I’ll admit that I’m always, always a sucker for a quality monster tale. It doesn’t take a lot to satisfy me. It does however take quite a bit, to substantially exceed my expectations. The Montauk Monster substantially exceeds expectations. It’s a novel that I’d love to see transferred to film (there’s a reference to SyFy’s megahit Sharknado, which feels appropriate simply due to the fact that this is a total SyFy network flick, with brains), but the truth of the matter is the monsters themselves are so outlandish, it may be better to let the imagination have a little free time with this one. Sometimes amazing novels that could make for thrilling flicks, just shouldn’t be adapted into thrilling flicks.

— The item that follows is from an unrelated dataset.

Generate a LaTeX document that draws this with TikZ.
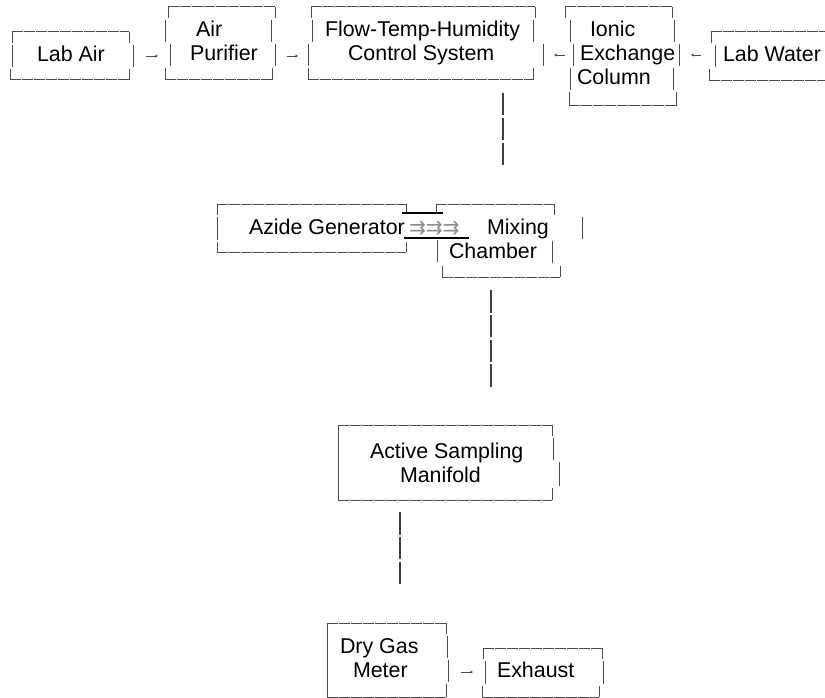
\documentclass[tikz,border=0pt]{standalone}
\usepackage{fontspec}
\setmainfont{Liberation Sans}
\newfontfamily\arrowfont{DejaVu Sans}
\usetikzlibrary{arrows.meta}

\begin{document}
\begin{tikzpicture}[
  x=1pt, y=-1pt,
  every node/.style={inner sep=0pt, outer sep=0pt, anchor=base west, font=\fontsize{21.4}{24}\selectfont},
  frame/.style={draw=black!70, line width=1pt, dash pattern=on 11pt off 1pt},
  side/.style={draw=black!70, line width=1pt},
  link/.style={draw=black!75, line width=1.3pt, dash pattern=on 22.5pt off 2.3pt},
  flow/.style={draw=black!70, line width=0.7pt, -{Stealth[length=3pt,width=3pt]}},
  joint/.style={draw=black, line width=2pt},
  feed/.style={text=black!45, font=\arrowfont\fontsize{20}{24}\selectfont}
]
\useasboundingbox (0,0) rectangle (825,698);

% Ligne du haut
\node (labair) at (37,62) {Lab Air};
\draw[frame] (12,32) -- (129,32) (10,80) -- (129,80);
\draw[side] (12,32) -- (12,43) (12,45) -- (12,67) (10,69) -- (10,80);
\draw[side] (129,32) -- (129,43) (133,45) -- (133,67) (129,69) -- (129,80);

\node (air) at (196,37) {Air};
\node (purifier) at (190,61) {Purifier};
\draw[frame] (168,7) -- (275,7) (165,80) -- (272,80);
\draw[side] (168,7) -- (168,18) (165,20) -- (165,42) (170,44) -- (170,66) (165,68) -- (165,80);
\draw[side] (275,7) -- (275,18) (271,20) -- (271,42) (275,44) -- (275,66) (272,68) -- (272,80);

\node (flow) at (325,37) {Flow-Temp-Humidity};
\node (control) at (348,61) {Control System};
\draw[frame] (311,7) -- (535,7) (308,80) -- (533,80);
\draw[side] (311,7) -- (311,18) (312,20) -- (312,42) (308,44) -- (308,66) (308,68) -- (308,80);
\draw[side] (535,7) -- (535,18) (533,20) -- (533,42) (543,44) -- (543,66) (533,68) -- (533,80);

\node (ionic) at (590,37) {Ionic};
\node (exchange) at (580,61) {Exchange};
\node (column) at (577,85) {Column};
\draw[frame] (565,7) -- (672,7) (569,106) -- (676,106);
\draw[side] (565,7) -- (565,18) (570,20) -- (570,42) (573,44) -- (573,66) (570,68) -- (570,90) (569,92) -- (569,106);
\draw[side] (672,7) -- (672,18) (674,20) -- (674,42) (679,44) -- (679,66) (673,68) -- (673,90) (676,92) -- (676,106);

\node (labwater) at (723,62) {Lab Water};
\draw[frame] (711,32) -- (830,32) (709,81) -- (830,81);
\draw[side] (711,32) -- (711,43) (715,45) -- (715,67) (709,69) -- (709,81);

% fleches
\coordinate (labair-out) at (146,56);
\coordinate (purifier-in) at (158,56);
\coordinate (purifier-out) at (287,56);
\coordinate (flow-in) at (298,56);
\coordinate (ionic-out) at (565,55);
\coordinate (control-in) at (554,55);
\coordinate (labwater-out) at (701,55);
\coordinate (ionic-in) at (691,55);
\draw[flow] (labair-out) -- (purifier-in);
\draw[flow] (purifier-out) -- (flow-in);
\draw[flow] (ionic-out) -- (control-in);
\draw[flow] (labwater-out) -- (ionic-in);

% Generateur et chambre
\node (azide) at (249,234) {Azide Generator};
\draw[frame] (217,204) -- (406,204) (217,252) -- (406,252);
\draw[side] (217,204) -- (217,215) (217,217) -- (217,240) (217,242) -- (217,252);
\draw[side] (406,204) -- (406,214) (406,242) -- (406,252);

\draw[joint] (402,213) -- (443,213) (404,238) -- (469,238);
\node[feed] (feed) at (409,234) {⇉⇉⇉};

\node (mixing) at (487,234) {Mixing};
\node (chamber) at (449,258) {Chamber};
\draw[frame] (436,204) -- (554,204) (442,277) -- (560,277);
\draw[side] (436,204) -- (436,214) (437,240) -- (437,262) (442,266) -- (442,277);
\draw[side] (554,204) -- (554,215) (582,217) -- (582,239) (552,241) -- (552,263) (560,266) -- (560,277);

% Echantillonnage
\node (active) at (370,458) {Active Sampling};
\node (manifold) at (400,482) {Manifold};
\draw[frame] (338,425) -- (552,425) (338,500) -- (552,500);
\draw[side] (338,425) -- (338,500);
\draw[side] (552,425) -- (552,436) (553,438) -- (553,460) (559,462) -- (559,486) (552,488) -- (552,500);

% Compteur et sortie
\node (drygas) at (340,653) {Dry Gas};
\node (meter) at (353,677) {Meter};
\draw[frame] (327,623) -- (446,623) (327,697) -- (446,697);
\draw[side] (327,623) -- (327,697);
\draw[side] (446,623) -- (446,634) (447,636) -- (447,658) (448,660) -- (448,682) (446,684) -- (446,697);

\node (exhaust) at (497,677) {Exhaust};
\draw[frame] (483,648) -- (602,648) (482,697) -- (599,697);
\draw[side] (483,648) -- (483,659) (485,661) -- (485,684) (482,686) -- (482,697);
\draw[side] (602,648) -- (602,659) (603,661) -- (603,684) (599,686) -- (599,697);

\coordinate (meter-out) at (461,672);
\coordinate (exhaust-in) at (473,672);
\draw[flow] (meter-out) -- (exhaust-in);

% liaisons verticales
\coordinate (control-down) at (503,93);
\coordinate (mixing-up) at (503,165);
\coordinate (chamber-down) at (491,290);
\coordinate (active-up) at (491,387);
\coordinate (manifold-down) at (400,512);
\coordinate (drygas-up) at (400,584);
\draw[link] (control-down) -- (mixing-up);
\draw[link] (chamber-down) -- (active-up);
\draw[link] (manifold-down) -- (drygas-up);
\end{tikzpicture}
\end{document}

We’re entering the fading days of March. The Montauk Monster is scheduled for release this June. I’ve got another novel to add to my potential Best of 2014 list already. It’s certainly the greatest monster tale I’ve read thus far in 2014. I couldn’t be more pleased. Once again, Hunter Shea showcases a unique connection with the mind of the fanatic. He writes for the fans as much as himself. Not the critics. It’s an approach that totally and completely works.